In [226]:
import copy

import torch
from halfhop import HalfHop
from torch_geometric.datasets import Planetoid
from torch_geometric.datasets import WikipediaNetwork
from torch_geometric.datasets import WebKB
from torch_geometric.nn import GCNConv
from torch_geometric.nn import GATConv
from torch_geometric.nn import SAGEConv
import torch.nn.functional as F
import torch.optim as optim

# Implementing a GNN and halfhop

Loading Dataset

In [369]:
# Four different datasets
CiteSeer_dataset = Planetoid(root='/tmp/CiteSeer', name='CiteSeer')
cora_dataset = Planetoid(root='/tmp/Cora', name='Cora')
chameleon_dataset = WikipediaNetwork(root='/tmp/Chameleon', name='Chameleon')
texas_dataset = WebKB(root='/tmp/Texas', name='Texas')

# Select one dataset
dataset = texas_dataset

# Assign data
raw_data = dataset[0]

# Extract data and information
num_node_features = dataset.num_node_features
num_classes = dataset.num_classes

# Reshape the masks to be 1-dimensional if it is 2-dimensional
if len(raw_data.train_mask.shape) == 2:
    raw_data.train_mask = raw_data.train_mask[:, 0]
    raw_data.val_mask = raw_data.val_mask[:, 0]
    raw_data.test_mask = raw_data.test_mask[:, 0]

original_data = copy.deepcopy(raw_data)
print(original_data)

Data(x=[183, 1703], edge_index=[2, 325], y=[183], train_mask=[183], val_mask=[183], test_mask=[183])
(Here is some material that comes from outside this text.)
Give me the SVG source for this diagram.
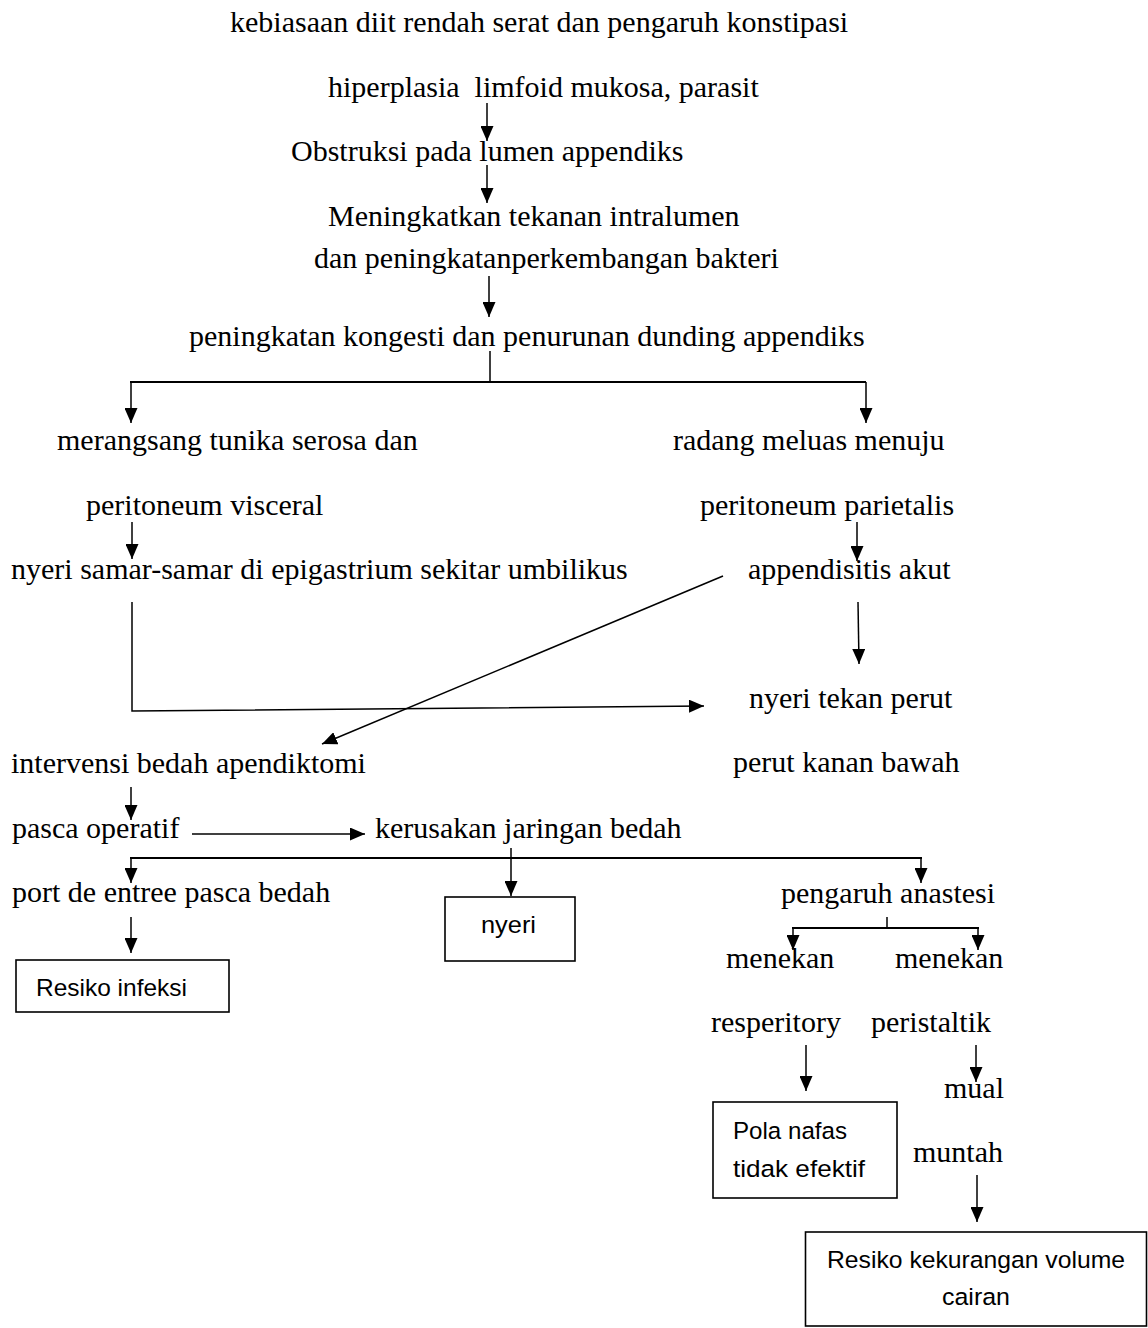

Modify graph with Half-Hop

In [370]:
transform = HalfHop(alpha=0.5, p=0.99)
data = transform(raw_data)
print(data)

Data(x=[487, 1703], edge_index=[2, 933], y=[183], train_mask=[183], val_mask=[183], test_mask=[183], slow_node_mask=[487])


### Define GNN Model

In [278]:
class GNN(torch.nn.Module):
    def __init__(self, num_node_features, num_classes):
        super(GNN, self).__init__()
        self.conv1 = GCNConv(num_node_features, 16)  # First GCN layer
        self.conv2 = GCNConv(16, 32)  # Second GCN layer
        self.conv3 = GCNConv(32, num_classes)  # Output layer

    def forward(self, data):
        x, edge_index = data.x, data.edge_index

        # First layer
        x = self.conv1(x, edge_index)
        x = F.relu(x)
        x = F.dropout(x, training=self.training)

        # Second layer
        x = self.conv2(x, edge_index)
        x = F.relu(x)
        x = F.dropout(x, training=self.training)

        # Output layer
        x = self.conv3(x, edge_index)
        return F.log_softmax(x, dim=1)

### Define GAT Model

In [279]:
class GATGNN(torch.nn.Module):
    def __init__(self, num_node_features, num_classes):
        super(GATGNN, self).__init__()
        self.gat1 = GATConv(num_node_features, 8, heads=8, dropout=0.6)
        self.gat2 = GATConv(8 * 8, num_classes, heads=1, dropout=0.6)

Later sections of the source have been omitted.